Keywords:Nankai earthquakes, ostracodes, molluscs, corals, Kikai-Akahoya

Kochi facing the Nankai Trough has been suffered from the tsunami at the Nankai earthquakes (Murakami et al. 1996, J. JSNDS, 15, 39-52). Okamura (2009, J.IEIE Jpn, 29, 887-890) already investigated core sediments in lagoons of Kochi and eight tsunami layers in the last 5000 years. Yet tsunami sediments in the marine sediment have not been studied there. In the Sukumo core, event sediments are intercalated in marine clay sediments (Tsuji et al., 2018, JpGU abstract). Here we present benthic subfossils (molluscs, corals, and ostracodes) from the event sediments and discuss whether they are generated from tsunamis.

Between 2 and 27 m depth, sediments consist chiefly of clay and silt. The clay and silt sediments contains molluscan and ostracode subfossils, that were reported from brackish condition and inner bays in the Japanese Islands.
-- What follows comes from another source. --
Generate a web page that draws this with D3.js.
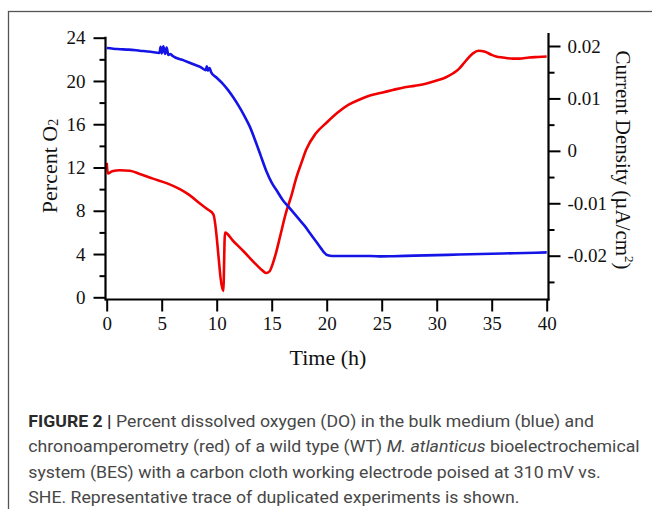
<!DOCTYPE html>
<html><head><meta charset="utf-8">
<script src="https://cdn.jsdelivr.net/npm/d3@7"></script>
<style>html,body{margin:0;padding:0;background:#fff;}svg{display:block;}</style>
</head><body>
<script>
// ---- data ----
const o2Time = [0,1,2,3,4,4.8,4.9,5.0,5.15,5.3,5.45,5.6,5.8,6,7,8,8.5,9.0,9.1,9.2,9.35,9.5,10,10.5,11,11.5,12,12.5,13,13.5,14,14.5,15,15.5,16,16.5,17,17.5,18,18.5,19,19.5,19.8,20.1,20.5,22,24,25,26,28,30,32,34,36,38,40];
const o2Value = [23.05,22.95,22.9,22.8,22.7,22.6,23.15,22.55,23.2,22.5,23.1,22.4,22.5,22.3,21.9,21.5,21.3,21.0,21.35,20.95,21.2,20.8,20.3,19.8,19.2,18.5,17.7,16.8,15.8,14.5,13.1,11.7,10.6,9.8,9.0,8.4,7.8,7.2,6.6,5.9,5.2,4.5,4.1,3.88,3.82,3.82,3.82,3.78,3.8,3.85,3.9,3.95,4.0,4.05,4.1,4.15];
const curTime = [0,0.1,0.5,1.2,2.1,3,4.2,5.5,6.65,7.5,8.5,9.2,9.7,10.6,10.75,11.5,12.5,13.5,14.2,14.5,14.8,15.1,15.4,15.8,16.3,16.8,17.2,17.7,18.15,19,20,21,22,23,24,25,26,27,28,29,30,30.8,31.5,32,32.5,32.9,33.3,33.8,34.4,35,35.4,36,36.9,37.5,38.4,39.2,40];
const curValue = [-0.0023,-0.0043,-0.0039,-0.0037,-0.0038,-0.0044,-0.0053,-0.0062,-0.0073,-0.0084,-0.0101,-0.0112,-0.0121,-0.0267,-0.0156,-0.0172,-0.0193,-0.0215,-0.0229,-0.0233,-0.0230,-0.0215,-0.0194,-0.0160,-0.0118,-0.0085,-0.0054,-0.0023,0.0003,0.0033,0.0054,0.0073,0.0088,0.0098,0.0106,0.0111,0.0116,0.0121,0.0124,0.0128,0.0134,0.0140,0.0148,0.0156,0.0168,0.0178,0.0186,0.0191,0.0189,0.0183,0.0180,0.0178,0.0176,0.0176,0.0178,0.0179,0.0180];
const xTicks = [0,5,10,15,20,25,30,35,40];
const yLeftTicks = [0,4,8,12,16,20,24];
const yLeftMinor = [2,6,10,14,18,22];
const yRightTicks = [0.02,0.01,0,-0.01,-0.02];
const yRightLabels = ["0.02","0.01","0","-0.01","-0.02"];
const yRightMinor = [0.015,0.005,-0.005,-0.015,-0.025];
const captionLines = [
  [{t:"FIGURE 2 | ",b:true},{t:"Percent dissolved oxygen (DO) in the bulk medium (blue) and"}],
  [{t:"chronoamperometry (red) of a wild type (WT) "},{t:"M. atlanticus",i:true},{t:" bioelectrochemical"}],
  [{t:"system (BES) with a carbon cloth working electrode poised at 310\u2009mV vs."}],
  [{t:"SHE. Representative trace of duplicated experiments is shown."}]
];

// ---- layout ----
const W = 652, H = 509;
const svg = d3.select("body").append("svg").attr("width", W).attr("height", H);
svg.append("rect").attr("x",8.5).attr("y",11.5).attr("width",700).attr("height",600)
  .attr("fill","none").attr("stroke","#555").attr("stroke-width",1.3);

const x = d3.scaleLinear().domain([0,40]).range([106.7,546.7]);
const yL = d3.scaleLinear().domain([0,24]).range([297.3,37.7]);
const yR = d3.scaleLinear().domain([-0.02,0.02]).range([255.7,46]);
const serif = "'Liberation Serif','Times New Roman',serif";

// lines
const o2Data = o2Time.map((t,i)=>[t,o2Value[i]]);
const curData = curTime.map((t,i)=>[t,curValue[i]]);
svg.append("path").datum(curData).attr("fill","none").attr("stroke","#f00000").attr("stroke-width",2.6)
  .attr("stroke-linejoin","round")
  .attr("d", d3.line().x(d=>x(d[0])).y(d=>yR(d[1])).curve(d3.curveMonotoneX));
svg.append("path").datum(o2Data).attr("fill","none").attr("stroke","#1414e6").attr("stroke-width",2.6)
  .attr("stroke-linejoin","round")
  .attr("d", d3.line().x(d=>x(d[0])).y(d=>yL(d[1])).curve(d3.curveMonotoneX));

function styleAxis(g){
  g.attr("font-family",serif).attr("font-size",19);
  g.select(".domain").remove();
  g.selectAll("line").attr("stroke","#000").attr("stroke-width",2);
  g.selectAll("text").attr("font-family",serif).attr("font-size",19).attr("fill","#111");
}
// x axis
const gx = svg.append("g").attr("transform","translate(0,299.5)")
  .call(d3.axisBottom(x).tickValues(xTicks).tickSize(12).tickPadding(5).tickFormat(d3.format("d")));
styleAxis(gx);
svg.append("line").attr("x1",105).attr("x2",549.5).attr("y1",299.5).attr("y2",299.5).attr("stroke","#000").attr("stroke-width",2.2);

// left axis
const gl = svg.append("g").attr("transform","translate(105.5,0)")
  .call(d3.axisLeft(yL).tickValues(yLeftTicks).tickSize(12).tickPadding(8).tickFormat(d3.format("d")));
styleAxis(gl);
const glm = svg.append("g").attr("transform","translate(105.5,0)")
  .call(d3.axisLeft(yL).tickValues(yLeftMinor).tickSize(6).tickFormat(""));
styleAxis(glm);
svg.append("line").attr("x1",105.5).attr("x2",105.5).attr("y1",36.7).attr("y2",300.5).attr("stroke","#000").attr("stroke-width",2.2);

// right axis
const gr = svg.append("g").attr("transform","translate(548.5,0)")
  .call(d3.axisRight(yR).tickValues(yRightTicks).tickSize(12).tickPadding(7).tickFormat((d,i)=>yRightLabels[i]));
styleAxis(gr);
const grm = svg.append("g").attr("transform","translate(548.5,0)")
  .call(d3.axisRight(yR).tickValues(yRightMinor).tickSize(6).tickFormat(""));
styleAxis(grm);
svg.append("line").attr("x1",548.5).attr("x2",548.5).attr("y1",33).attr("y2",300.5).attr("stroke","#000").attr("stroke-width",2.2);

// titles
svg.append("text").attr("x",328).attr("y",357).attr("text-anchor","middle").attr("dominant-baseline","central")
  .attr("font-family",serif).attr("font-size",22).attr("fill","#111").text("Time (h)");
const lt = svg.append("text").attr("transform","translate(49,166) rotate(-90)").attr("text-anchor","middle")
  .attr("dominant-baseline","central").attr("font-family",serif).attr("font-size",22).attr("fill","#111");
lt.append("tspan").text("Percent O");
lt.append("tspan").attr("font-size",14).attr("dy",4).text("2");
const rt = svg.append("text").attr("transform","translate(623,160) rotate(90)").attr("text-anchor","middle")
  .attr("dominant-baseline","central").attr("font-family",serif).attr("font-size",21).attr("fill","#111");
rt.append("tspan").text("Current Density (\u00b5A/cm");
rt.append("tspan").attr("font-size",13).attr("dy",-7).text("2");
rt.append("tspan").attr("dy",7).text(")");

// caption
const capX = 28.3;
const capLine2End = 640;
const capBase = [427, 452.5, 478, 503.5];
const capG = svg.append("g");
const capTexts = captionLines.map((parts,i)=>{
  const t = capG.append("text").attr("x",0).attr("y",capBase[i])
    .attr("font-family","Roboto,'Liberation Sans',Arial,sans-serif")
    .attr("font-size",16).attr("fill","#474747");
  parts.forEach(p=>{
    const s = t.append("tspan").text(p.t);
    if(p.b) s.attr("font-weight","bold").attr("fill","#2a2a2a");
    if(p.i) s.attr("font-style","italic");
  });
  return t;
});
const sx = (capLine2End-capX)/capTexts[1].node().getComputedTextLength();
capG.attr("transform",`translate(${capX},0) scale(${sx},1)`);
</script>
</body></html>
At depths of 13.6–19.7 m, the Kikai-Akahoya eruption’s layer (K-Ah: Machida & Arai, 1978, Daiyonki-kenkyu, 17, 143-163) and its redeposited layer are found. Below the tephra layer, angular conglomeratic event layer (40 cm thick) is present. Five event layers of sand sediments are found above the tephra layer. The event layers are composed of sand and conglomerate (3–8 cm thick). The sand layers contain gravels, plant, shell fragments. They are poorly-sorted. The layers’ base-surfaces are sharp, often showing truncation. The five sand and conglomeratic event-layers include shell, corals, and ostracodes with the following ecological features.

4.10–4.17 m depth (3520 yr cal BP): Brackish shell, Batillaria is found. Ostracodes are Loxoconcha uranouchiensis and Pontocythere subjaponica living in the sand bottom of the bay and in the sand bottom of coasts, respectively.

5.33–5.40 m depth (4840 yr cal BP): Brackish shell, Batillaria is included.

8.53–8.58 m depth (5960 yr cal BP): In the ostracode assemblage, P. bradyformis, the dominant species, lives in baymouths with a depth of 10–30 m. The rare species are Ambtonia obai and Krithe japonica that inhabit 10–30 m of water depth under open sea water.

10.53–10.58 m depth (6440 yr cal BP): The ostracode assemblage consists of P. bradyformis as the dominant species and A. obai as a rare taxon.

19.66–20.06 m depth (7820 yr cal BP): It yields Chama sp., rock-reef shell species, and Cyphastrea sp., reefal coral. In the ostracode assemblage, Neonesidea oligodentata and K. japonica are included. They live in a rock reef under the open sea condition.

The event layers contain the benthic subfossils, that did not live in the mouth of the Matsuda River, the drilling site, but dwelled under the influence of open ocean water. The subfossils indicate the event layers were sourced from the open sea condition. The sedimentological characteristics and subfossils’ ecology are consistent with the tsunami sediments or washover sediments during the storm (Fujiwara, 2015, The science of tsunami deposits. etc.). Okamura (2009) reported 3500 yrs cal BP-aged tsunami layer, that is coincident with the event layer at 4.10–4.17 m depth in the Sukumo core. Matsuda et al. (2016, JpGU abstract) and Nanayama et al. (2017, Chikyu monthly special, 67, 99-106) reported coarse sediments, possibly tsunami sediments below the K-Ah layer from the Miyazaki Plain and the Yakushima Island, respectively. The Sukumo sediment core hosts the tsunami sediments.